Normally it would take me a couple of listens to decide if I liked a song or not, but in that moment, it took no time at all. It wasn't necessarily about the melody or the beat or the words, although they helped; it was more about the chaos it created and the way my previously quiet peers reacted. I don't think I'd have loved the song as much if not for them, because when something like that makes the people around you so obviously happy, it's hard not to appreciate it.

We were all suddenly one group, defying the unspoken rules of year level and gender, and also defying the rules about wearing your seatbelt and not standing in a moving vehicle. Before, we were school kids, uninterested and quiet, and then all at once we were a bunch of ravers with an average age of fourteen, trapped inside a school bus. I'd never been so suddenly inducted into something before, and it felt brilliant.

It was as though it went on forever, and when it finished the energy in all of us was different, and certainly better. That day, I stumbled off the bus with a contact high and what must have been a very large grin. It was one of the best afternoons of my life.

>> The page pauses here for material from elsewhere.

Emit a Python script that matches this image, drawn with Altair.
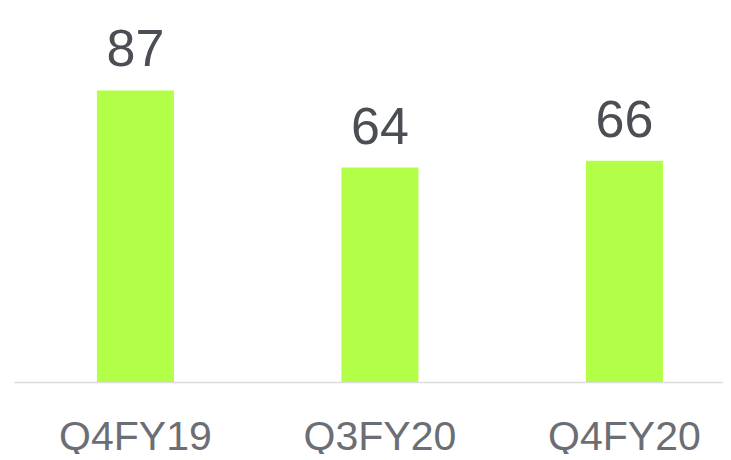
import altair as alt
import pandas as pd

categories = ["Q4FY19", "Q3FY20", "Q4FY20"]
values = [87, 64, 66]

df = pd.DataFrame({"period": categories, "value": values})

x_enc = alt.X(
    "period:N",
    sort=categories,
    title=None,
    scale=alt.Scale(paddingInner=0.685, paddingOuter=0.2924, align=0.58),
    axis=alt.Axis(
        labelAngle=0,
        labelFont="Liberation Sans",
        labelFontSize=41,
        labelColor="#6b6e74",
        labelPadding=35,
        ticks=False,
        tickSize=0,
        domainColor="#dcdcdc",
        domainWidth=1.5,
        grid=False,
    ),
)
y_enc = alt.Y("value:Q", title=None, scale=alt.Scale(domain=[0, 111.6], nice=False), axis=None)

bars = alt.Chart(df).mark_bar(color="#b3ff47").encode(x=x_enc, y=y_enc)
labels = alt.Chart(df).mark_text(
    baseline="alphabetic",
    dy=-24,
    font="Liberation Sans",
    fontSize=52,
    color="#4b4e54",
).encode(x=alt.X("period:N", sort=categories), y="value:Q", text="value:Q")

chart = (
    alt.layer(bars, labels)
    .properties(
        width=709,
        height=374,
        padding={"left": 6, "top": 0, "right": 0, "bottom": 72},
        autosize=alt.AutoSizeParams(type="none"),
        view=alt.ViewBackground(stroke="transparent", strokeWidth=0),
    )
    .configure_view(stroke="transparent", strokeWidth=0)
)

chart.save("out.html", embed_options={"renderer": "svg", "actions": False})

After that, I heard the song just about every day for weeks. It was a phenomenon, and it swept through my small rural school with vigor. When the Year 7 dance came around, it was played more than once. Every thirteen year old there, already high on Cola and the thought of dancing with the opposite gender went a bit extra loopy. It the perfect song for the night, pairing well with the glowsticks and the candy we were gorging ourselves on. Even the seventeen year olds who had been roped into DJ-ing the event loved it. I don't think I ever got tired of it, just because of how deliriously delighted it made not only me but everyone around me, as if it were a excitement infection spread by Redfoo's dulcet tones.

When I hear it now, I get a lovely rush of childhood nostalgia. Nostalgia for a time when a single song was all it took for everyone in listening vicinity to go completely wild, nostalgia for a time when shuffling was immensely popular and shutter shades were all the rage. It made my thirteenth year incredible and crazy, and for that I am grateful.